:: AIM ::
From the first line of the data down to and including the line with "x_ticks = [0, 10, 20, 30, 40, 50, 60]", copy everything exactly, leaving out pictures.

## Start ENTRIES SHOWN

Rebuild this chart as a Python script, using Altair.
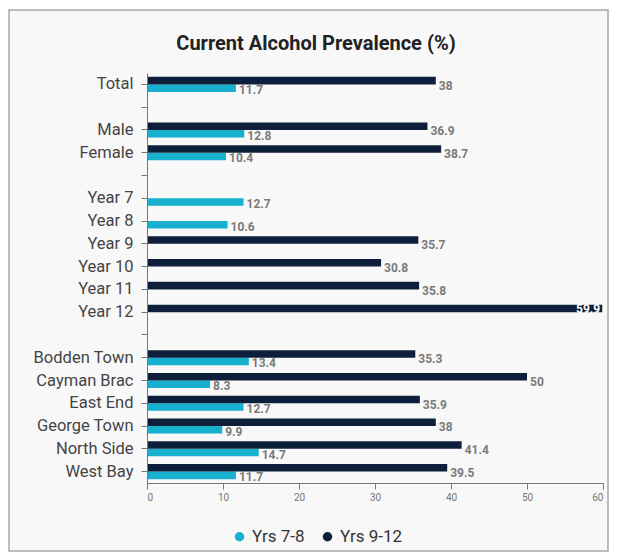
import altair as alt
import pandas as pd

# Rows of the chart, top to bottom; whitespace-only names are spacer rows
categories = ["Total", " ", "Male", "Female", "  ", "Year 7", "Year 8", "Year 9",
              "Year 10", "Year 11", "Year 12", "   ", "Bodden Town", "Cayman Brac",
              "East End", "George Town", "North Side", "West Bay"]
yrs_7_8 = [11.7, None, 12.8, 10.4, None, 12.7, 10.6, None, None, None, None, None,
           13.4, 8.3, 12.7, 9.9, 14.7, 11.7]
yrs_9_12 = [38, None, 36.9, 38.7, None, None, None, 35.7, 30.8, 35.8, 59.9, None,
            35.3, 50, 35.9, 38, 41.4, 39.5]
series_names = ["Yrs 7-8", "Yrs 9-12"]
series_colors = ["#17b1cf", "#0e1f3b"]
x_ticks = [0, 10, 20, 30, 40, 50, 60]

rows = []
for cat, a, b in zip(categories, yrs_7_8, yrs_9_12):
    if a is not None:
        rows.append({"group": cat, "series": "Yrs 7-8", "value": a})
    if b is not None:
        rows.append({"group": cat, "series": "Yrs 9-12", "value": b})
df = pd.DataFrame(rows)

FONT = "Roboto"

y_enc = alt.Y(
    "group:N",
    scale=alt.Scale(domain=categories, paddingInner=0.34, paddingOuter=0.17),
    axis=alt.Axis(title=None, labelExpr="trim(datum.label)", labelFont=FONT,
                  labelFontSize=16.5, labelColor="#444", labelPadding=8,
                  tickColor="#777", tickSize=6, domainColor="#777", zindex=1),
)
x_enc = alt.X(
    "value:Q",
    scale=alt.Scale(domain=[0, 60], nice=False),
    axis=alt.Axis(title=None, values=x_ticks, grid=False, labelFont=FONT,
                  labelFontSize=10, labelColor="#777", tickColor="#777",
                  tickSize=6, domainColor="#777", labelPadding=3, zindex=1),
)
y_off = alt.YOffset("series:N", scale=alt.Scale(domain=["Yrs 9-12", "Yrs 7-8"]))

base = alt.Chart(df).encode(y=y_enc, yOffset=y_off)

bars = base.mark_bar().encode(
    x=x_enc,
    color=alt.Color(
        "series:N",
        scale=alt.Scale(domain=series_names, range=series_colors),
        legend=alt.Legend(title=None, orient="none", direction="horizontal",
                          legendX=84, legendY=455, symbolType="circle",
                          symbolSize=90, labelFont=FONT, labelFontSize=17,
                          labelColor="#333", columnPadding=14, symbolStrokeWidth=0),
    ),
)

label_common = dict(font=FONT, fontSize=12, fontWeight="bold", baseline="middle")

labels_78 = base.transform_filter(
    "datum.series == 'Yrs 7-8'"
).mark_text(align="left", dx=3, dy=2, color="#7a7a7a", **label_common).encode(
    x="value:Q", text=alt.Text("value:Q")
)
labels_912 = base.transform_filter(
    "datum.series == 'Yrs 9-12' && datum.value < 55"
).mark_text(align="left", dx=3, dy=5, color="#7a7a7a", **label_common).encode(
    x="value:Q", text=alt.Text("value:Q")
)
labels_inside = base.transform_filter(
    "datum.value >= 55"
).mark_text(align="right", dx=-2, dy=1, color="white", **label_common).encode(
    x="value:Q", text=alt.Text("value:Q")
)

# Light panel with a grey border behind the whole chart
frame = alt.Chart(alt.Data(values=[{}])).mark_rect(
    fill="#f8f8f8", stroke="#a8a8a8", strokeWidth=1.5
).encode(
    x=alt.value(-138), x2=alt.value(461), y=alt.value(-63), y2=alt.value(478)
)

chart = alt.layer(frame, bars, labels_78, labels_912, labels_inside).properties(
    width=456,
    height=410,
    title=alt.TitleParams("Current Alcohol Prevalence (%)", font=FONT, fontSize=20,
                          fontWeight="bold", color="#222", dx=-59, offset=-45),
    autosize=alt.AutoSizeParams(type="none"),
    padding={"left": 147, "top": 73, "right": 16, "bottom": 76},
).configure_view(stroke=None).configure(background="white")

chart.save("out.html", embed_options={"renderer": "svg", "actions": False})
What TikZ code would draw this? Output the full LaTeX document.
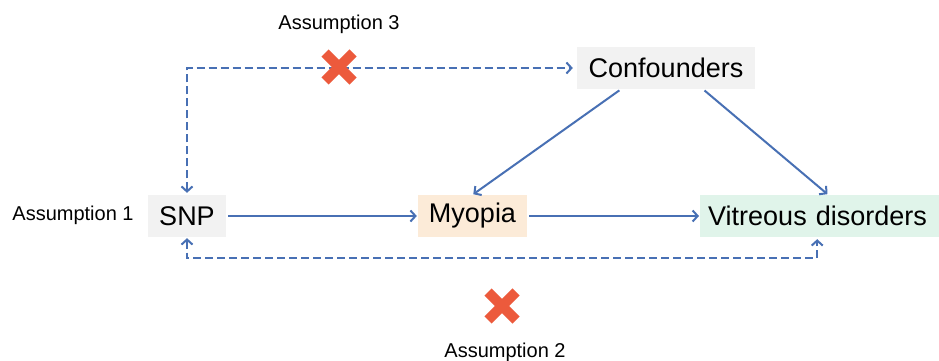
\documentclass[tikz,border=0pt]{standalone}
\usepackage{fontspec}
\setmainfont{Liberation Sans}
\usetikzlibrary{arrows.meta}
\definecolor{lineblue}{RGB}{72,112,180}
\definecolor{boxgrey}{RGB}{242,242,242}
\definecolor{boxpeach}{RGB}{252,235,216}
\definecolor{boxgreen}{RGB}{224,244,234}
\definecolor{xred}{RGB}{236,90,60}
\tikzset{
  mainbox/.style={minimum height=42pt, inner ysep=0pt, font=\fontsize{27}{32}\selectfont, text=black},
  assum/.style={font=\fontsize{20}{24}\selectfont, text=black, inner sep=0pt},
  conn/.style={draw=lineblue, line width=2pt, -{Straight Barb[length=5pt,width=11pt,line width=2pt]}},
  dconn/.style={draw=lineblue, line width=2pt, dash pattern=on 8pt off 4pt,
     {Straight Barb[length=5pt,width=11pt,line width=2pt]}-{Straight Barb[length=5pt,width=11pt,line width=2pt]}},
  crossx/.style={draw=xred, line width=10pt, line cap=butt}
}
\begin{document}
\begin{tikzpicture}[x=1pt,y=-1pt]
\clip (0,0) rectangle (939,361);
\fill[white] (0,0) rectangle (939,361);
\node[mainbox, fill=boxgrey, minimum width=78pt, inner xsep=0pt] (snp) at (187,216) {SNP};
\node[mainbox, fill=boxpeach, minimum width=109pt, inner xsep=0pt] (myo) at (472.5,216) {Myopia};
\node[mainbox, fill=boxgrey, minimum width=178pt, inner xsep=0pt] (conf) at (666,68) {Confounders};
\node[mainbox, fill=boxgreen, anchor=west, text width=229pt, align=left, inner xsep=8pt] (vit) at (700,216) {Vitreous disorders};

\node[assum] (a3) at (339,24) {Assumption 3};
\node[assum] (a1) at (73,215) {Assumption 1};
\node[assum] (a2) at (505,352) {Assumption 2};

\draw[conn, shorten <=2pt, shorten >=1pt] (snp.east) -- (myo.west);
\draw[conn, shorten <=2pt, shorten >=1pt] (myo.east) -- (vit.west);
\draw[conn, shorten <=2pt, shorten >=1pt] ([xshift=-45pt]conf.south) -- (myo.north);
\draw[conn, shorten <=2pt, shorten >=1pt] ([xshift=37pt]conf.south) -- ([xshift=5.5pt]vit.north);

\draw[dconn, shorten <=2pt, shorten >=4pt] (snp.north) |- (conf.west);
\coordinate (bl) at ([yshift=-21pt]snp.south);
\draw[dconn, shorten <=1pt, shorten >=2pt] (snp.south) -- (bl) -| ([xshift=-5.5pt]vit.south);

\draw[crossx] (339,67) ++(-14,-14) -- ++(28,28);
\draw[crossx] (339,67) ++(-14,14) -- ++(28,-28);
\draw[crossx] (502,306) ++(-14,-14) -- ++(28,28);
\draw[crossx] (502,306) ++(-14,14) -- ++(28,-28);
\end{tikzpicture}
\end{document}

## End ENTRIES SHOWN

:: WORKED SOLUTION ::
Rebuild this chart as a Python script, using Altair.
import altair as alt
import pandas as pd

# Rows of the chart, top to bottom; whitespace-only names are spacer rows
categories = ["Total", " ", "Male", "Female", "  ", "Year 7", "Year 8", "Year 9",
              "Year 10", "Year 11", "Year 12", "   ", "Bodden Town", "Cayman Brac",
              "East End", "George Town", "North Side", "West Bay"]
yrs_7_8 = [11.7, None, 12.8, 10.4, None, 12.7, 10.6, None, None, None, None, None,
           13.4, 8.3, 12.7, 9.9, 14.7, 11.7]
yrs_9_12 = [38, None, 36.9, 38.7, None, None, None, 35.7, 30.8, 35.8, 59.9, None,
            35.3, 50, 35.9, 38, 41.4, 39.5]
series_names = ["Yrs 7-8", "Yrs 9-12"]
series_colors = ["#17b1cf", "#0e1f3b"]
x_ticks = [0, 10, 20, 30, 40, 50, 60]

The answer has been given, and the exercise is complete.